Here’s my question for straight male comedy writers everywhere: even if you think the idea of a straight guy being lusted after or forced to have sex with a creepy gay guy is comedy gold, have you really not noticed how 500,000 movie comedies have already made this same joke? Does it not seem the slightest bit tired?

That’s what I was thinking when I sat through Year One, the latest in a loooooooooooong string of American comedies that think that “gay panic” is, well, frickin’ hilarious, dude!

What’s Year One’s set-up? In the ancient world, hapless cavemen Zed (Jack Black) and Oh (Michael Cera) are exiled from their village for being lousy hunters and/or gatherers. So they set off on a quest that leads them from the tent of the Biblical Abraham to the city of Sodom, where “what happens in Sodom stays in a Sodom!”

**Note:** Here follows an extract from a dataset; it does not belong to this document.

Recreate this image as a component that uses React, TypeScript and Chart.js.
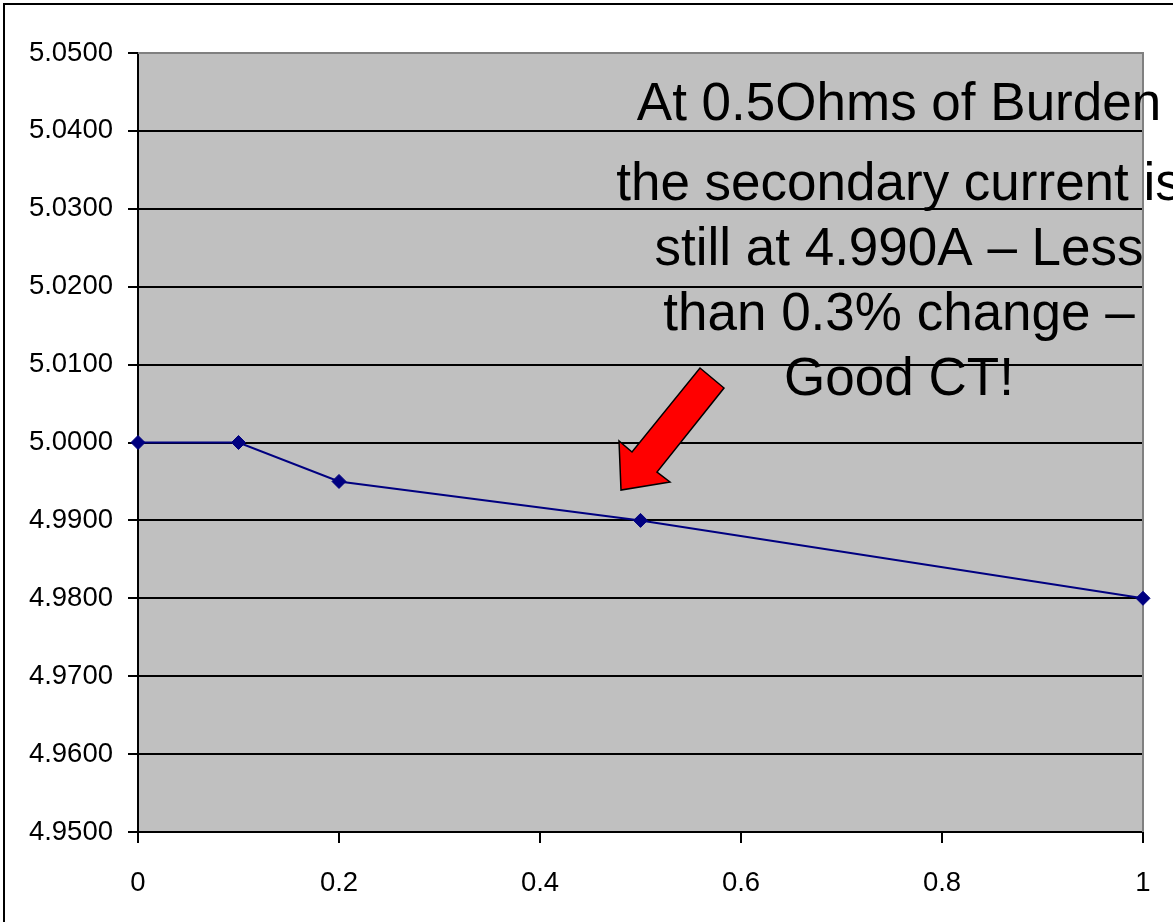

The endless succession of circumcision and sodomy jokes aren’t particularly funny, but they aren’t offensive either. Given that the second half of the movie is set entirely in the city of Sodom, I was expecting a stream of cheap, easy gay jokes that never really came.

Well, okay, some came. There’s an anal rape joke, and a cross-dressing party-goer who exists merely to be a sight-gag – but hey, it could have been worse.

Then comes the High Priest of Sodom, played by Oliver Platt. He talks with a lisp, wears make-up, and is generally disgusting and cowardly.

Which means, of course, that he must force himself on Michael Cera’s Oh (who, earlier in the film while Jack Black is “sharing a bed” with Abraham’s beautiful, albeit lesbian daughter, is forced to sleep with Abraham’s disgusting, farting, sheep-banging son).

The reoccurring joke is that Platt’s High Priest keeps wanting Oh to rub oil on him, in increasingly intimate places, finally openly pressing him for sex. And, being a slave, Oh can’t refuse.

Oh’s reaction to all of this? Like he’s going to be sick (understandably enough!).

It’s beyond me how any of this is supposed to be funny. And now I feel stupid for defending, at least at first, Platt’s lisping, limp-wristed portrayal the gay Freddy Prune on last year’s Nip/Tuck’s.

The movie is also infused with this genuinely creepy misogyny where literally every single female character exists either (a) to be casually sacrificed to God, (b) to be an object of lust by the horny male main characters, or (c) both.